I have been plying that road for over three decades.
I can’t recall when the entire stretch from Ilorin to Lagos was ever completely completed.
Permit me to digress from the matter of that road that appears to be an eternal curse.
In the past 24 hours, I have had a short but very interesting encounter with one of the governorship aspirants of a major political party in the State.
I have always admired the gentleman, but from a distance. He is eloquent, cerebral and well accomplished – a good candidate for leadership if you ask me.
My instincts tell me that somewhere down the line of this project we shall have some kind of collaboration.
I wanted to feel him out just as he also wanted to do the same several months ago when he called me from the blues to tell me about his ambition, as if he knew I was going to be involved too.
So, we met. It was great. We chatted for about 20 minutes.

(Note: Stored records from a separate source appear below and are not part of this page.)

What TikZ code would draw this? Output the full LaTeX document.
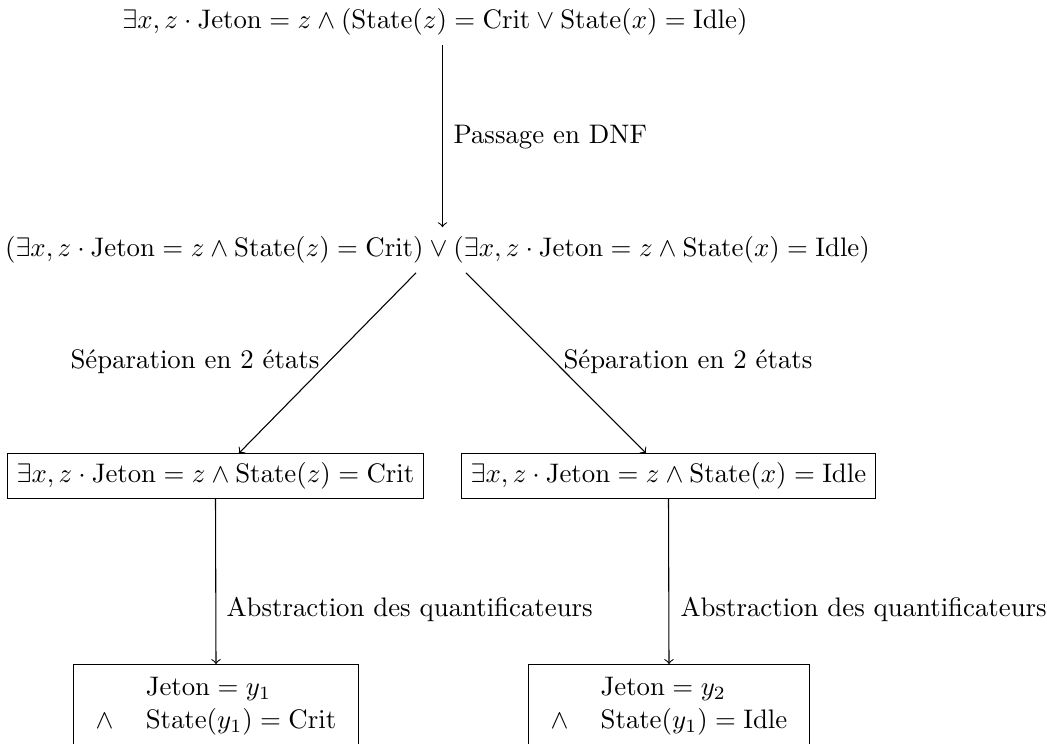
\documentclass[tikz,border=0pt]{standalone}
\usepackage{amsmath}
\begin{document}
\begin{tikzpicture}[x=0.3731pt,y=-0.3731pt,
  formula/.style={inner sep=3.33pt},
  boxed/.style={draw,inner sep=3.33pt},
  lbl/.style={inner sep=0pt},
  arr/.style={->}]
\useasboundingbox (0,0) rectangle (1047,744);
\node[formula] (top) at (435,22) {$\exists x, z \cdot \mathrm{Jeton} = z \wedge (\mathrm{State}(z) = \mathrm{Crit} \vee \mathrm{State}(x) = \mathrm{Idle})$};
\node[formula] (mid) at (437.5,250) {$(\exists x, z \cdot \mathrm{Jeton} = z \wedge \mathrm{State}(z) = \mathrm{Crit}) \vee (\exists x, z \cdot \mathrm{Jeton} = z \wedge \mathrm{State}(x) = \mathrm{Idle})$};
\node[boxed] (lbox) at (215.5,476) {$\exists x, z \cdot \mathrm{Jeton} = z \wedge \mathrm{State}(z) = \mathrm{Crit}$};
\node[boxed] (rbox) at (668.5,476) {$\exists x, z \cdot \mathrm{Jeton} = z \wedge \mathrm{State}(x) = \mathrm{Idle}$};
\node[boxed,anchor=north] (lbot) at (216,664) {$\begin{array}{c@{\hspace{12pt}}l} & \mathrm{Jeton} = y_1 \\ \wedge & \mathrm{State}(y_1) = \mathrm{Crit}\end{array}$};
\node[boxed,anchor=north] (rbot) at (669,664) {$\begin{array}{c@{\hspace{12pt}}l} & \mathrm{Jeton} = y_2 \\ \wedge & \mathrm{State}(y_1) = \mathrm{Idle}\end{array}$};
\draw[arr] (top.south -| 442.5,0) -- (mid.north -| 442.5,0);
\draw[arr] (mid.south -| 416,0) -- (lbox.north -| 239,0);
\draw[arr] (mid.south -| 466,0) -- (rbox.north -| 646,0);
\draw[arr] (lbox.south) -- (lbot.north);
\draw[arr] (rbox.south) -- (rbot.north);
\node[lbl,anchor=west] (l1) at (453,137) {Passage en DNF};
\node[lbl,anchor=east] (l2) at (320,362) {Séparation en 2 états};
\node[lbl,anchor=west] (l3) at (563,362) {Séparation en 2 états};
\node[lbl,anchor=west] (l4) at (226,610) {Abstraction des quantificateurs};
\node[lbl,anchor=west] (l5) at (680,610) {Abstraction des quantificateurs};
\end{tikzpicture}
\end{document}
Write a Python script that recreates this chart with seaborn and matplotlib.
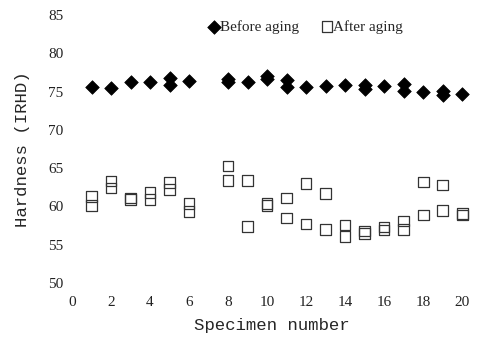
import pandas as pd
import matplotlib
matplotlib.use('Agg')
import matplotlib.pyplot as plt
import seaborn as sns

before_specimen = [1, 2, 3, 4, 5, 5, 6, 8, 8, 9, 10, 10, 11, 11, 12, 13, 14, 15, 15,
                   16, 17, 17, 18, 19, 19, 20]
before_hardness = [75.6, 75.5, 76.2, 76.3, 76.8, 75.9, 76.4, 76.6, 76.3, 76.3, 77.0, 76.7,
                   76.5, 75.6, 75.6, 75.7, 75.8, 75.8, 75.4, 75.7, 76.0, 75.1, 74.9, 75.1,
                   74.5, 74.7]

after_specimen = [1, 1, 2, 2, 3, 3, 4, 4, 5, 5, 6, 6, 8, 8, 9, 9, 10, 10, 11, 11, 12, 12,
                  13, 13, 14, 14, 15, 15, 16, 16, 17, 17, 18, 18, 19, 19, 20, 20]
after_hardness = [61.3, 60.1, 63.3, 62.4, 61.1, 60.9, 61.8, 60.9, 63.1, 62.2, 60.4, 59.3,
                  65.3, 63.4, 63.4, 57.4, 60.4, 60.1, 61.1, 58.5, 63.0, 57.7, 61.7, 57.0,
                  57.6, 56.1, 56.8, 56.5, 57.3, 56.9, 58.1, 57.0, 63.2, 58.9, 62.8, 59.5,
                  59.1, 58.9]

x_ticks = [0, 2, 4, 6, 8, 10, 12, 14, 16, 18, 20]
y_ticks = [50, 55, 60, 65, 70, 75, 80, 85]

before_df = pd.DataFrame({'Specimen': before_specimen, 'Hardness': before_hardness})
after_df = pd.DataFrame({'Specimen': after_specimen, 'Hardness': after_hardness})

sns.set_style('white')
plt.rcParams['font.family'] = ['Liberation Serif', 'DejaVu Serif']

fig = plt.figure(figsize=(4.82, 3.39), dpi=100)
ax = fig.add_axes([72 / 482, 56 / 339, 400 / 482, 268 / 339])

sns.scatterplot(data=before_df, x='Specimen', y='Hardness', marker='D', s=48,
                color='black', edgecolor='black', linewidth=0.5,
                label='Before aging', ax=ax)
sns.scatterplot(data=after_df, x='Specimen', y='Hardness', marker='s', s=58,
                facecolor='none', edgecolor='#333333', linewidth=0.9,
                label='After aging', ax=ax)

ax.set_xlim(0, 20.5)
ax.set_ylim(50, 85)
ax.set_xticks(x_ticks)
ax.set_yticks(y_ticks)
ax.tick_params(axis='x', length=0, pad=9, labelsize=11, colors='#222222')
ax.tick_params(axis='y', length=0, pad=6, labelsize=11, colors='#222222')
for sp in ax.spines.values():
    sp.set_visible(False)

ax.set_xlabel('Specimen number', fontsize=12.5, family=['Liberation Mono'], labelpad=7)
ax.set_ylabel('Hardness (IRHD)', fontsize=12.5, family=['Liberation Mono'], labelpad=13)

ax.legend(loc='upper center', bbox_to_anchor=(0.58, 1.01), ncol=2, frameon=False,
          handletextpad=-0.2, columnspacing=1.2, fontsize=11, borderaxespad=0.1,
          handlelength=1.2)

fig.savefig('out.png', dpi=100)
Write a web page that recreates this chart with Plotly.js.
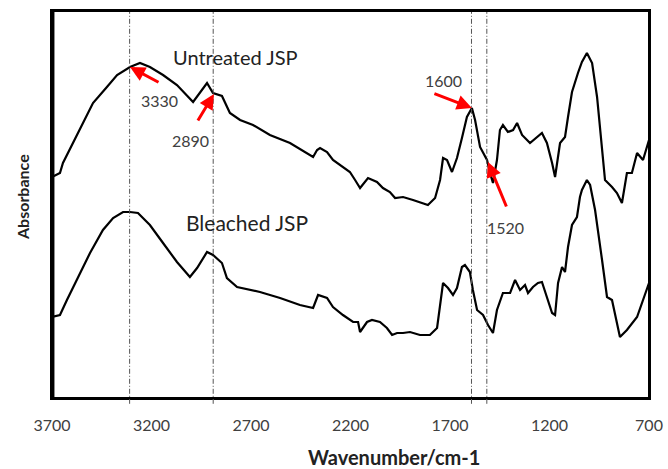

Nothing serious politically, just the latest news particularly his
Frustrations with the system and the goings on that are well known to the public.
It was a brief but very constructive conversation.
We parted with more mutual respect for each other.
Later in the day, I received a response to a message I had sent to him thanking him for the meeting.
This is an excerpt from his response on the goings on in his party:‘ ….those whom God wants to destroy he first makes mad….Big shame. Those who do not learn from history will either repeat its blunder or become history themselves. We are watching and praying for God’s best for the nation and our State. Shalom’.